:: Data segment

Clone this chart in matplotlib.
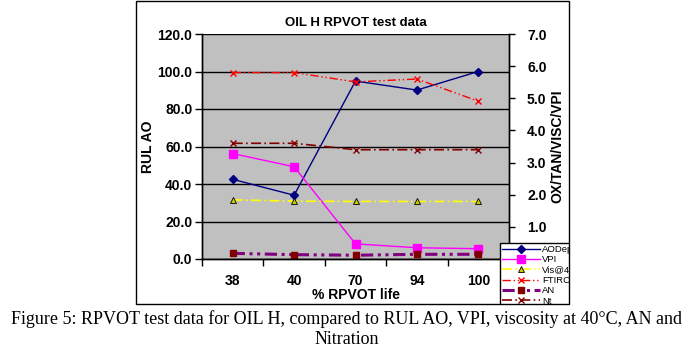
import matplotlib
matplotlib.use('Agg')
import matplotlib.pyplot as plt
from matplotlib.patches import Rectangle
import numpy as np

plt.rcParams['font.family'] = ['Liberation Sans', 'DejaVu Sans']

# data
life = ['38', '40', '70', '94', '100']
ao_depl = [42.5, 34.0, 94.9, 90.1, 100.0]        # left axis (RUL AO)
vpi = [3.28, 2.87, 0.47, 0.35, 0.32]             # right axis
vis40 = [1.84, 1.80, 1.79, 1.79, 1.79]
ftirox = [5.80, 5.80, 5.51, 5.60, 4.91]
an = [0.175, 0.135, 0.117, 0.146, 0.146]
nt = [3.60, 3.60, 3.40, 3.40, 3.40]

left_ticks = [0, 20, 40, 60, 80, 100, 120]
right_ticks = [1, 2, 3, 4, 5, 6, 7]

W, H = 691, 354
fig = plt.figure(figsize=(W / 100, H / 100), dpi=100)

ax = fig.add_axes([202 / W, 1 - 259 / H, (509 - 202) / W, (259 - 34) / H])
ax.set_facecolor('#C0C0C0')
ax2 = ax.twinx()

x = np.arange(len(life))

h1, = ax.plot(x, ao_depl, color='#000080', lw=1, marker='D', ms=3.8, label='AODepl', zorder=5)
h2, = ax2.plot(x, vpi, color='#FF00FF', lw=1, marker='s', ms=5.5, label='VPI')
h3, = ax2.plot(x, vis40, color='#FFFF00', lw=1.2, ls=(0, (6, 2, 1, 2)), marker='^', ms=4.5,
               mfc='#CCCC00', mec='black', mew=0.6, label='Vis@40°C')
h4, = ax2.plot(x, ftirox, color='#FF0000', lw=1, ls=(0, (6, 2, 1, 2, 1, 2)), marker='x', ms=4.5,
               mew=1, label='FTIROX')
h5, = ax2.plot(x, an, color='#800080', lw=2.2, ls=(0, (4, 1.5, 1, 1.5, 1, 1.5)), marker='s', ms=4.5,
               mfc='#800000', mec='#800000', label='AN')
h6, = ax2.plot(x, nt, color='#800000', lw=1.2, ls=(0, (6, 2, 1, 2)), marker='x', ms=4.5,
               mew=1, label='Nt')

ax.set_xlim(-0.5, len(life) - 0.5)
ax.set_ylim(0, 120)
ax2.set_ylim(0, 7)

ax.set_yticks(left_ticks)
ax.set_yticklabels([f'{v:.1f}' for v in left_ticks])
ax2.set_yticks(right_ticks)
ax2.set_yticklabels([f'{v:.1f}' for v in right_ticks])

ax.set_xticks(x)
ax.set_xticklabels(life)
ax.set_xticks(np.arange(-0.5, len(life)), minor=True)
ax.tick_params(axis='x', which='major', length=0, pad=11, labelsize=10)
ax.tick_params(axis='x', which='minor', length=5, width=1, direction='out')
ax.tick_params(axis='y', length=5, width=1, direction='out', pad=2, labelsize=10)
ax2.tick_params(axis='y', length=4, width=1, direction='out', pad=9, labelsize=10)
for lab in ax.get_xticklabels() + ax.get_yticklabels() + ax2.get_yticklabels():
    lab.set_fontweight('bold')

ax.grid(axis='y', color='black', lw=1)
ax.set_axisbelow(True)
for a in (ax, ax2):
    a.spines['top'].set_visible(False)
    for s in ('left', 'right', 'bottom'):
        a.spines[s].set_linewidth(1)
ax2.set_zorder(ax.get_zorder() + 1)
ax2.patch.set_visible(False)

ax.set_title('OIL H RPVOT test data', fontsize=9.5, fontweight='bold', pad=6)
ax.set_ylabel('RUL AO', fontsize=10, fontweight='bold', labelpad=2)
ax2.set_ylabel('OX/TAN/VISC/VPI', fontsize=10, fontweight='bold', labelpad=3)
ax.set_xlabel('% RPVOT life', fontsize=10, fontweight='bold', labelpad=0)

leg = ax2.legend(handles=[h1, h2, h3, h4, h5, h6], loc='upper left',
                 bbox_to_anchor=(500 / W, 1 - 243 / H), bbox_transform=fig.transFigure,
                 prop={'family': ['Liberation Sans Narrow', 'Liberation Sans'], 'size': 6.8},
                 frameon=True, fancybox=False, edgecolor='black',
                 framealpha=1, borderpad=0.2, labelspacing=0.14, handlelength=4.0,
                 handletextpad=0.25, borderaxespad=0)
leg.get_frame().set_linewidth(1)

# hide legend overflow outside the chart border
fig.patches.append(Rectangle((570 / W, 0.1), 1, 0.9, transform=fig.transFigure,
                             facecolor='white', edgecolor='none', zorder=10))
fig.patches.append(Rectangle((0, 0), 1, 1 - 305 / H, transform=fig.transFigure,
                             facecolor='white', edgecolor='none', zorder=10))
# chart border
fig.patches.append(Rectangle((136 / W, 1 - 304 / H), (569 - 136) / W, 303 / H,
                             transform=fig.transFigure, facecolor='none',
                             edgecolor='black', lw=1, zorder=11))

cap = dict(ha='center', va='center', fontsize=13, family='Liberation Serif', zorder=12)
fig.text(347 / W, 1 - 319 / H,
         'Figure 5: RPVOT test data for OIL H, compared to RUL AO, VPI, viscosity at 40°C, AN and',
         **cap)
fig.text(347 / W, 1 - 340 / H, 'Nitration', **cap)

fig.savefig('out.png', dpi=100)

::::

(Problem description): Leave the pictures out and please restate exactly the lines running from the start of the material through the one with "x = np.arange(len(life))".

(Exercise result):
Clone this chart in matplotlib.
import matplotlib
matplotlib.use('Agg')
import matplotlib.pyplot as plt
from matplotlib.patches import Rectangle
import numpy as np

plt.rcParams['font.family'] = ['Liberation Sans', 'DejaVu Sans']

# data
life = ['38', '40', '70', '94', '100']
ao_depl = [42.5, 34.0, 94.9, 90.1, 100.0]        # left axis (RUL AO)
vpi = [3.28, 2.87, 0.47, 0.35, 0.32]             # right axis
vis40 = [1.84, 1.80, 1.79, 1.79, 1.79]
ftirox = [5.80, 5.80, 5.51, 5.60, 4.91]
an = [0.175, 0.135, 0.117, 0.146, 0.146]
nt = [3.60, 3.60, 3.40, 3.40, 3.40]

left_ticks = [0, 20, 40, 60, 80, 100, 120]
right_ticks = [1, 2, 3, 4, 5, 6, 7]

W, H = 691, 354
fig = plt.figure(figsize=(W / 100, H / 100), dpi=100)

ax = fig.add_axes([202 / W, 1 - 259 / H, (509 - 202) / W, (259 - 34) / H])
ax.set_facecolor('#C0C0C0')
ax2 = ax.twinx()

x = np.arange(len(life))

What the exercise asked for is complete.